*Extracted records*
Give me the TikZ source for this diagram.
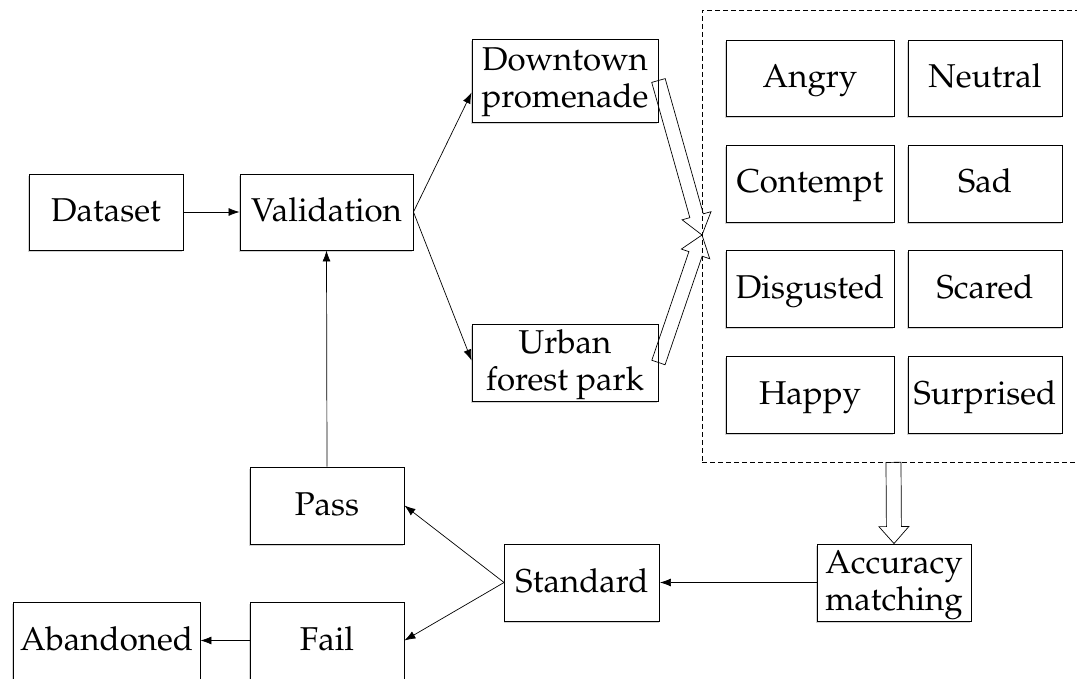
\documentclass[tikz,border=0pt]{standalone}
\usepackage[T1]{fontenc}
\usepackage{mathpazo}
\usetikzlibrary{arrows.meta,calc,shadows}
\newcommand{\hollowarr}[5]{% tail, tip, shaft half-width, head half-width, head length
  \coordinate (ha-c) at ($(#2)!#5!(#1)$);
  \draw[hollow] ($(#1)!#3!90:(#2)$) -- ($(ha-c)!#3!-90:(#1)$) -- ($(ha-c)!#4!-90:(#1)$) -- (#2)
    -- ($(ha-c)!#4!90:(#1)$) -- ($(ha-c)!#3!90:(#1)$) -- ($(#1)!#3!-90:(#2)$) -- cycle;}
\begin{document}
\begin{tikzpicture}[x=1pt,y=-1pt,
  every node/.style={font=\fontsize{33}{37}\selectfont},
  box/.style={draw, line width=0.9pt, fill=white, inner sep=0pt, align=center,
    text height=19pt, text depth=0pt,
    drop shadow={shadow xshift=-1pt, shadow yshift=-1.8pt, opacity=0.35, fill=gray}},
  line1/.style={anchor=base, inner sep=0pt, yshift=9.5pt},
  line2/.style={anchor=base, inner sep=0pt, yshift=-27.5pt},
  conn/.style={line width=0.7pt, -{Latex[length=11pt,width=8pt]}},
  hollow/.style={line width=0.7pt, line join=miter},
  grp/.style={draw, dash pattern=on 5pt off 3pt, line width=0.7pt, inner sep=0pt}]
\useasboundingbox (0,0) rectangle (1077,679);
% dashed group
\node[grp, minimum width=383pt, minimum height=452pt] (group) at (893.5,236) {};
% main nodes
\node[box, minimum width=154pt, minimum height=76pt] (dataset) at (106,212) {Dataset};
\node[box, minimum width=173pt, minimum height=76pt] (valid) at (326.5,212) {Validation};
\node[box, minimum width=186pt, minimum height=83pt] (down) at (565,80.5) {};
\node[line1] (down-a) at (down.center) {Downtown};
\node[line2] (down-b) at (down.center) {promenade};
\node[box, minimum width=186pt, minimum height=77pt] (urban) at (565,362.5) {};
\node[line1] (urban-a) at (urban.center) {Urban};
\node[line2] (urban-b) at (urban.center) {forest park};
% emotions
\node[box, minimum width=168pt, minimum height=76pt] (angry) at (810,78) {Angry};
\node[box, minimum width=154pt, minimum height=76pt] (neutral) at (985,78) {Neutral};
\node[box, minimum width=168pt, minimum height=77pt] (contempt) at (810,183.5) {Contempt};
\node[box, minimum width=154pt, minimum height=77pt] (sad) at (985,183.5) {Sad};
\node[box, minimum width=168pt, minimum height=77pt] (disgusted) at (810,289) {Disgusted};
\node[box, minimum width=154pt, minimum height=77pt] (scared) at (985,289) {Scared};
\node[box, minimum width=168pt, minimum height=77pt] (happy) at (810,394.5) {Happy};
\node[box, minimum width=154pt, minimum height=77pt] (surprised) at (985,394.5) {Surprised};
% bottom
\node[box, minimum width=154pt, minimum height=77pt] (acc) at (894,582.5) {};
\node[line1] (acc-a) at (acc.center) {Accuracy};
\node[line2] (acc-b) at (acc.center) {matching};
\node[box, minimum width=155pt, minimum height=77pt] (std) at (582,582.5) {Standard};
\node[box, minimum width=154pt, minimum height=77pt] (pass) at (327,505.5) {Pass};
\node[box, minimum width=154pt, minimum height=77pt] (fail) at (327,640.5) {Fail};
\node[box, minimum width=187pt, minimum height=77pt] (aband) at (106.5,640.5) {Abandoned};
% connectors
\draw[conn] (dataset.east) -- (valid.west);
\draw[conn] (valid.east) -- ([yshift=-12pt]down.west);
\draw[conn] (valid.east) -- ([yshift=2pt]urban.west);
\draw[conn] (pass.north) -- (valid.south);
\draw[conn] (std.west) -- (pass.east);
\draw[conn] (std.west) -- (fail.east);
\draw[conn] (acc.west) -- (std.east);
\draw[conn] (fail.west) -- (aband.east);
% hollow arrows
\coordinate (meet) at (702,235);
\hollowarr{down.east}{meet}{7pt}{15pt}{20pt}
\hollowarr{urban.east}{meet}{7pt}{15pt}{20pt}
\hollowarr{group.south}{acc.north}{7.5pt}{15pt}{17pt}
\end{tikzpicture}
\end{document}
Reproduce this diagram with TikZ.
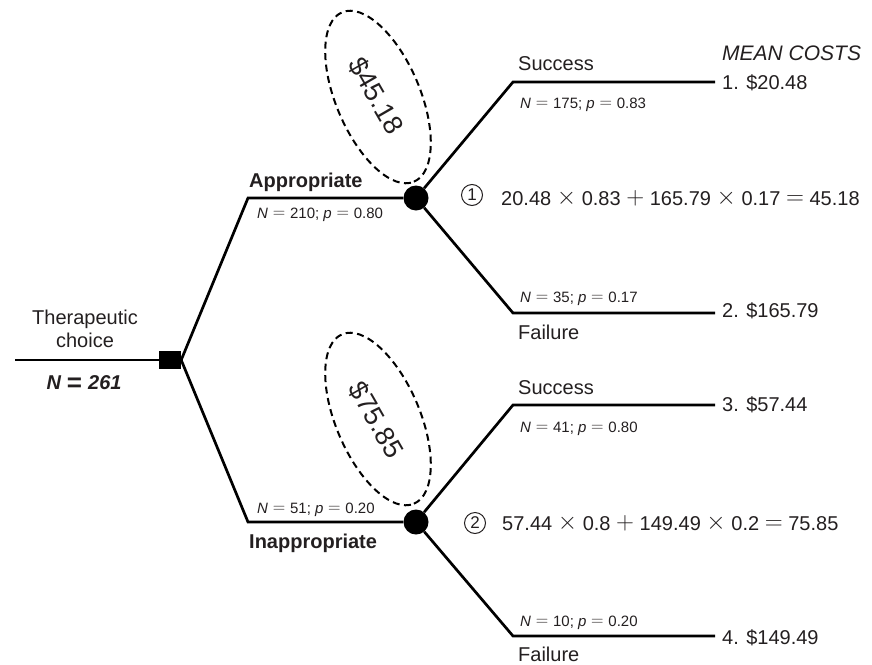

*Goal*
Go through the lines above. Select every one that has the string "diagram".

*Solution to the problem*
Give me the TikZ source for this diagram.
Reproduce this diagram with TikZ.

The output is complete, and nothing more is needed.